Opinión

Derecho a no emigrar

¿Qué pasa con quienes vienen con lo puesto, ilegalmente, víctimas de mafias en origen, abocados a la miseria y al gueto?

Existen cosas que no soporto con serenidad. Los incendios forestales son una de ellas, desde niña me torturaba el pánico a que una tragedia de esta magnitud pudiera ocurrir en mi pueblo, algo que finalmente ha sucedido. El incendio de Bejís ha sido de los más voraces que hemos padecido en España en mucho tiempo. Si me está leyendo alguno de sus habitantes quizá se diga para sí que yo no soy de ahí, y algo de razón lleva. Quienes sí nacieron en Bejís fueron mis bisabuelos, que emigraron a edad muy temprana a Valencia. Desde entonces, tres generaciones de mi familia hemos nacido y residido en la capital del Turia y disfrutado muchos fines de semana y vacaciones en Bejís. El nombre oficial que se nos da es el de “veraneantes”.

Los seres humanos tendemos a lo tribal, a creer que nuestro grupo de referencia es superior al resto. Es más que probable que alguno de los bejiseros de toda la vida no mire con buenos ojos a los veraneantes. Entre otras cosas porque sospechará, con razón, que alguno de estos últimos se mueve por el pueblo con ínfulas de urbanita que observa condescendientemente a los lugareños. Lo más irónico de esta actitud es que, puestos a menospreciar por estratos sociales, los que procedemos de Valencia deberíamos recordar que fuimos en su momento unos muertos de hambre. En algún caso en un sentido estrictamente literal, como el de mi bisabuela, a quien pusieron a servir en una casa con ocho años a cambio de techo y comida, algo que sus padres no podían darle. Quienes no se marcharon nunca del pueblo fue porque no sufrieron ese tipo de necesidad. Sus raíces han permanecido clavadas a la tierra, algo que tendemos a infravalorar para según qué casos.

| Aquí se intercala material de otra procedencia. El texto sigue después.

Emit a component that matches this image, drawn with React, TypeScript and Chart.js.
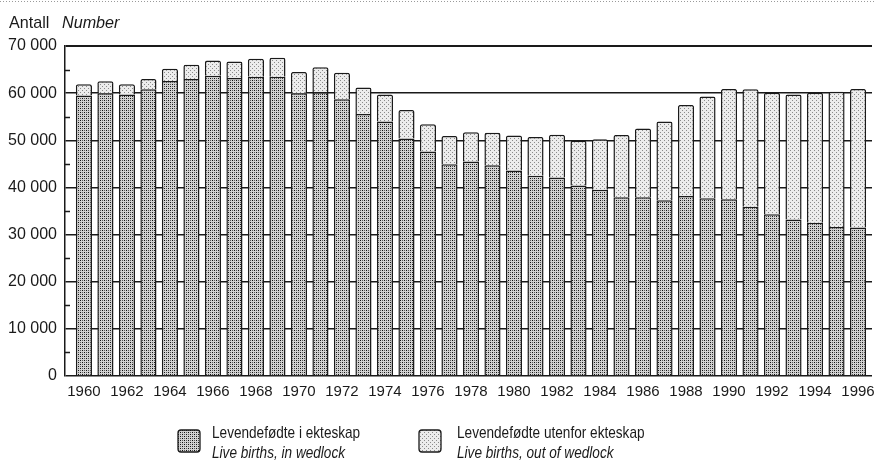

Lo que me parece llamativo es esa exaltación del abandono de lo propio, sin reparar en la cara B del fenómeno. Que haberla “hayla”, como las meigas

A la gente de mi generación en adelante se nos sedujo con cánticos de cosmopaletismo, ensoñaciones internacionales justificadas por las más nobles causas: haber estudiado una carrera prestigiosa que sólo puede desarrollarse en una gran urbe, o descubrir lugares y gentes exóticas. No me malinterpreten, no resto importancia ni valor a este tipo de experiencias, entre otras cosas porque varios de mis amigos, familiares y yo misma hemos recorrido estas singladuras vitales. Lo que me parece llamativo es esa exaltación del abandono de lo propio, sin reparar en la cara B del fenómeno. Que haberla “hayla”, como las meigas. Como casi todo en esta vida.

Los que somos inmigrantes de origen occidental, los que nos hemos movido entre América y Europa, al menos disfrutamos de cierta estabilidad económica, lo que compensa la lejanía de nuestras familias, amigos y los paisajes que nos vieron crecer. Ahora bien, ¿qué pasa con quienes vienen con lo puesto, ilegalmente, víctimas de mafias en origen, abocados a la miseria y al gueto? ¿Se nos ocurre aquí plantearnos una especie de derecho a no emigrar, a no tener que abandonar las raíces a pesar de que estén podridas? ¿O pecamos de etnocentrismo y de sentimiento de culpabilidad?